Why No Dry Run?

Sat 06 October 2018 by Moshe Zadka

(Thanks to Brian for his feedback. All mistakes and omissions that remain are mine.)

Some commands have a --dry-run option, which simulates running the command but without taking effect. Sometimes the option exists for speed reasons: just pretending to do something is faster than doing it. However, more often this is because doing it can cause big, possibly detrimental, effects, and it is nice to be able to see what would happen before running the script.

For example, ansible-playbook has the --check option, which will not actually have any effect: it will just report what ansible would have done. This is useful when editing a playbook or changing the configuration.

However, this is the worst possible default. If we have already decided that our command can cause much harm, and one way to mitigate the harm is to run it in a "dry run" mode and have a human check that this makes sense, why is "cause damage" the default?

As someone in SRE/DevOps jobs, many of the utilities I run can cause great harm without care. They are built to destroy whole environments in one go, or to upgrade several services, or to clean out unneeded data. Running it against the wrong database, or against the wrong environment, can wreak all kinds of havoc: from disabling a whole team for a day to actual financial harm to the company.
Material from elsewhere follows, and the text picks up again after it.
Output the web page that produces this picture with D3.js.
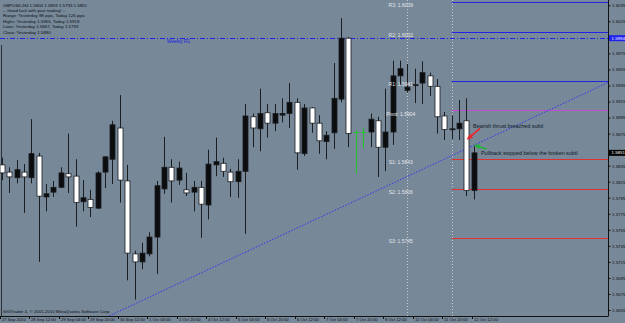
<!DOCTYPE html>
<html>
<head>
<meta charset="utf-8" />
<title>GBPUSD H4</title>
<script src="https://d3js.org/d3.v7.min.js"></script>
<style>
  body { margin: 0; background: #778899; }
  svg { display: block; font-family: "Liberation Sans", Arial, sans-serif; }
</style>
</head>
<body>
<svg width="625" height="323"></svg>
<script>
// H4 bars, 27 Sep 20:00 .. 12 Oct 12:00 (bar index 0..64)
const opens  = [1.5836,1.5827,1.5820,1.5827,1.5820,1.5847,1.5796,1.5802,1.5808,1.5825,
                1.5822,1.5790,1.5793,1.5782,1.5827,1.5843,1.5882,1.5816,1.5725,1.5715,
                1.5725,1.5746,1.5806,1.5833,1.5817,1.5805,1.5802,1.5808,1.5786,1.5836,
                1.5838,1.5827,1.5815,1.5828,1.5896,1.5881,1.5901,1.5888,1.5898,1.5900,
                1.5914,1.5850,1.5907,1.5888,1.5865,1.5876,1.5918,1.5994,1.5877,1.5877,
                1.5877,1.5891,1.5858,1.5877,1.5947,1.5929,1.5935,1.5938,1.5947,1.5934,
                1.5897,1.5880,1.5881,1.5891,1.5804];
const highs  = [1.5845,1.5833,1.5842,1.5837,1.5893,1.5851,1.5812,1.5816,1.5833,1.5875,
                1.5843,1.5817,1.5805,1.5828,1.5847,1.5891,1.5923,1.5836,1.5729,1.5739,
                1.5752,1.5816,1.5871,1.5843,1.5840,1.5826,1.5816,1.5816,1.5855,1.5870,
                1.5845,1.5831,1.5843,1.5912,1.5900,1.5931,1.5912,1.5912,1.5919,1.5938,
                1.5919,1.5912,1.5908,1.5898,1.5878,1.5963,1.6019,1.5995,1.5879,1.5882,
                1.5900,1.5896,1.5931,1.5966,1.5966,1.5962,1.5956,1.5965,1.5951,1.5943,
                1.5902,1.5898,1.5917,1.5919,1.5859];
const lows   = [1.5817,1.5801,1.5813,1.5776,1.5813,1.5715,1.5778,1.5796,1.5807,1.5801,
                1.5759,1.5778,1.5771,1.5781,1.5807,1.5812,1.5789,1.5692,1.5668,1.5706,
                1.5722,1.5700,1.5800,1.5789,1.5811,1.5797,1.5778,1.5745,1.5768,1.5822,
                1.5821,1.5796,1.5795,1.5750,1.5858,1.5853,1.5870,1.5878,1.5889,1.5882,
                1.5830,1.5847,1.5876,1.5850,1.5843,1.5856,1.5914,1.5858,1.5825,1.5857,
                1.5858,1.5821,1.5828,1.5861,1.5936,1.5926,1.5913,1.5912,1.5922,1.5875,
                1.5867,1.5868,1.5867,1.5797,1.5793];
const closes = [1.5826,1.5821,1.5830,1.5821,1.5850,1.5797,1.5800,1.5808,1.5826,1.5821,
                1.5789,1.5795,1.5783,1.5826,1.5846,1.5886,1.5817,1.5726,1.5715,1.5726,
                1.5746,1.5810,1.5833,1.5816,1.5832,1.5801,1.5808,1.5787,1.5837,1.5840,
                1.5828,1.5815,1.5828,1.5897,1.5882,1.5900,1.5888,1.5900,1.5900,1.5914,
                1.5851,1.5907,1.5888,1.5866,1.5873,1.5919,1.5994,1.5875,1.5877,1.5877,
                1.5893,1.5858,1.5877,1.5947,1.5956,1.5933,1.5936,1.5951,1.5934,1.5896,
                1.5880,1.5881,1.5888,1.5804,1.5851];

const timeBars   = [0,4,8,12,16,20,24,28,32,36,40,44,48,52,56,60,64];
const timeLabels = ["27 Sep 2010","28 Sep 12:00","29 Sep 04:00","29 Sep 20:00","30 Sep 12:00",
                    "1 Oct 04:00","1 Oct 20:00","4 Oct 12:00","5 Oct 04:00","5 Oct 20:00",
                    "6 Oct 12:00","7 Oct 04:00","7 Oct 20:00","8 Oct 12:00","11 Oct 04:00",
                    "11 Oct 20:00","12 Oct 12:00"];
const priceTicks = [1.6035,1.6015,1.5975,1.5955,1.5935,1.5915,1.5895,1.5875,1.5835,1.5815,
                    1.5795,1.5775,1.5755,1.5735,1.5715,1.5695,1.5675,1.5655];

// daily pivots for 12 Oct
const pivotNames  = ["R3","R2","R1","Pivot","S1","S2","S3"];
const pivotValues = [1.6039,1.6002,1.5941,1.5904,1.5843,1.5806,1.5745];
const pivotStartBar = 61;
const pivotLabelBar = 54.1;
const weeklyR1 = 1.5994;
const weeklyLabelBar = 22.4;
const separatorBars = [55, 61];
const lastPrice = 1.5851;

// hand drawn trendline (bar index, price)
const trendBars   = [14.55, 82.2];
const trendPrices = [1.56476, 1.59387];

const infoLines = [
  "GBPUSD,H4  1.5804 1.5859 1.5793 1.5851",
  "-- Good luck with your trading! --",
  "Range: Yesterday 98 pips, Today 126 pips",
  "Highs: Yesterday 1.5965, Today 1.5919",
  "Lows: Yesterday 1.5867, Today 1.5793",
  "Close: Yesterday 1.5880"
];

// text notes and arrows (bar index, price)
const notes = [
  { text: "Bearish thrust breached subtl", bar: 63.9, price: 1.58824 },
  { text: "Pullback stopped below the broken subtl", bar: 64.98, price: 1.58483 }
];
const arrows = [
  { from: [64.84, 1.58816], to: [63.17, 1.58683], color: "#e8262a" },
  { from: [65.74, 1.58555], to: [64.17, 1.58604], color: "#22b43a" }
];

const svg = d3.select("svg");
const W = 625, H = 323, plotW = 608, plotH = 316;

const x = d3.scaleLinear().domain([0, 64]).range([1.8, 473.8]);
const y = d3.scaleLinear().domain([1.56488, 1.60416]).range([315, 0]);

svg.append("rect").attr("width", W).attr("height", H).attr("fill", "#778899");

const defs = svg.append("defs");
defs.append("clipPath").attr("id", "plot")
  .append("rect").attr("width", plotW).attr("height", plotH);
arrows.forEach((a, i) => {
  defs.append("marker").attr("id", "ah" + i)
    .attr("viewBox", "0 0 10 10").attr("refX", 8).attr("refY", 5)
    .attr("markerWidth", 4).attr("markerHeight", 4).attr("orient", "auto-start-reverse")
    .append("path").attr("d", "M0,1 L10,5 L0,9 z").attr("fill", a.color);
});

const g = svg.append("g").attr("clip-path", "url(#plot)");

// day separators
g.selectAll(".sep").data(separatorBars).join("line")
  .attr("x1", d => Math.round(x(d)) + 0.5).attr("x2", d => Math.round(x(d)) + 0.5)
  .attr("y1", 0).attr("y2", plotH)
  .attr("stroke", "#c4cad0").attr("stroke-dasharray", "1,2");

// left edge line
g.append("line").attr("x1", 1.5).attr("x2", 1.5).attr("y1", 45).attr("y2", plotH)
  .attr("stroke", "#2a2f36").attr("stroke-width", 1);

// weekly R1
g.append("line")
  .attr("x1", 0).attr("x2", plotW)
  .attr("y1", Math.round(y(weeklyR1)) + 0.5).attr("y2", Math.round(y(weeklyR1)) + 0.5)
  .attr("stroke", "#2222e6").attr("stroke-dasharray", "5,2,1,2");
g.append("text").attr("x", x(weeklyLabelBar)).attr("y", y(weeklyR1) + 5)
  .attr("font-size", 4.8).attr("fill", "#1c1ce0").text("Weekly R1");

// daily pivot lines
const pivotColor = n => n.startsWith("R") ? "#2424e4" : n === "Pivot" ? "#c44ad2" : "#e03030";
g.selectAll(".pv").data(pivotValues).join("line")
  .attr("x1", x(pivotStartBar)).attr("x2", plotW)
  .attr("y1", d => Math.round(y(d)) + 0.5).attr("y2", d => Math.round(y(d)) + 0.5)
  .attr("stroke", (d, i) => pivotColor(pivotNames[i])).attr("stroke-width", 1);

// trendline
g.append("line")
  .attr("x1", x(trendBars[0])).attr("y1", y(trendPrices[0]))
  .attr("x2", x(trendBars[1])).attr("y2", y(trendPrices[1]))
  .attr("stroke", "#3535ee").attr("stroke-dasharray", "1.5,1.5");

// candles
const bars = d3.range(opens.length).map(i => ({
  i, o: opens[i], h: highs[i], l: lows[i], c: closes[i]
}));
const cx = d => Math.round(x(d.i)) + 0.5;
g.selectAll(".wick").data(bars).join("line")
  .attr("x1", cx).attr("x2", cx)
  .attr("y1", d => y(d.h)).attr("y2", d => y(d.l))
  .attr("stroke", d => d.o === d.c ? "#1fc02a" : "#1b1d20").attr("stroke-width", 1);
g.selectAll(".body").data(bars.filter(d => d.o !== d.c)).join("rect")
  .attr("x", d => cx(d) - 2.5).attr("width", 5)
  .attr("y", d => y(Math.max(d.o, d.c)))
  .attr("height", d => Math.max(1, Math.abs(y(d.o) - y(d.c))))
  .attr("fill", d => d.c > d.o ? "#0b0c0e" : "#ffffff")
  .attr("stroke", "#1b1d20").attr("stroke-width", 0.8);
g.selectAll(".doji").data(bars.filter(d => d.o === d.c)).join("line")
  .attr("x1", d => cx(d) - 2.5).attr("x2", d => cx(d) + 2.5)
  .attr("y1", d => Math.round(y(d.o)) + 0.5).attr("y2", d => Math.round(y(d.o)) + 0.5)
  .attr("stroke", "#1fc02a");

// pivot labels on top of candles
g.selectAll(".pvl").data(pivotValues).join("text")
  .attr("x", x(pivotLabelBar)).attr("y", d => y(d) + 5.2)
  .attr("text-anchor", "middle").attr("font-size", 5).attr("fill", "#e4e6ea")
  .text((d, i) => `${pivotNames[i]}: ${d.toFixed(4)}`);

// notes
g.selectAll(".note").data(notes).join("text")
  .attr("x", d => x(d.bar)).attr("y", d => y(d.price))
  .attr("font-size", 5.4).attr("fill", "#111a28").text(d => d.text);
arrows.forEach((a, i) => {
  g.append("line")
    .attr("x1", x(a.from[0])).attr("y1", y(a.from[1]))
    .attr("x2", x(a.to[0])).attr("y2", y(a.to[1]))
    .attr("stroke", a.color).attr("stroke-width", 1.6)
    .attr("marker-end", `url(#ah${i})`);
});

// info text
svg.append("g").selectAll("text").data(infoLines).join("text")
  .attr("x", 3).attr("y", (d, i) => 6.6 + i * 5.4)
  .attr("font-size", 4.4).attr("fill", "#0d0f12").text(d => d);
svg.append("text").attr("x", 3).attr("y", 313.2).attr("font-size", 4.4)
  .attr("fill", "#0d0f12").text("SIGTrader 4, \u00a9 2001-2010 MetaQuotes Software Corp.");

// price axis
const yAxis = svg.append("g").attr("transform", `translate(${plotW + 0.5},0)`)
  .call(d3.axisRight(y).tickValues(priceTicks).tickSize(2).tickPadding(1.5)
    .tickFormat(d3.format(".4f")));
yAxis.select(".domain").attr("d", `M0,0V${plotH}`).attr("stroke", "#111");
yAxis.selectAll(".tick line").attr("stroke", "#111");
yAxis.selectAll("text").attr("font-size", 4.4).attr("fill", "#0d0f12")
  .attr("font-family", "Liberation Sans, Arial, sans-serif");

// price tags
const tags = [
  { v: weeklyR1, bg: "#2020f0" },
  { v: lastPrice, bg: "#000000" }
];
const tg = svg.append("g").selectAll("g").data(tags).join("g")
  .attr("transform", d => `translate(${plotW + 1},${y(d.v)})`);
tg.append("rect").attr("x", 0).attr("y", -3).attr("width", 16).attr("height", 6)
  .attr("fill", d => d.bg);
tg.append("text").attr("x", 2.5).attr("y", 1.6).attr("font-size", 4.4)
  .attr("fill", "#ffffff").text(d => d.v.toFixed(4));

// time axis
svg.append("line").attr("x1", 0).attr("x2", plotW + 0.5)
  .attr("y1", plotH + 0.5).attr("y2", plotH + 0.5).attr("stroke", "#111");
const xt = svg.append("g").selectAll("g").data(timeBars).join("g")
  .attr("transform", d => `translate(${Math.round(x(d)) - 1.5},${plotH})`);
xt.append("line").attr("y1", 0).attr("y2", 3).attr("stroke", "#111");
xt.append("text").attr("x", 1.5).attr("y", 5.3).attr("font-size", 4.2)
  .attr("fill", "#0d0f12").text((d, i) => timeLabels[i]);
</script>
</body>
</html>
For this reason, the default of every tool I write is to run in dry run mode, and when wanting to actually have effect, explicitly specify --no-dry-run. This means that my finger accidentally slipping on the enter key just causes something to appear on my screen. After I am satisfied with the command, I up-arrow and add --no-dry-run to the end.

I now do it as a matter of course, even for cases where the stakes are lower. For example, the utility that publishes this blog has a --no-dry-run that publishes the blog. When run without arguments, it renders the blog locally so I can check it for errors.

So I really have no excuses... When I write a tool for serious production system, I always implement a --no-dry-run option, and have dry runs by default. What about you?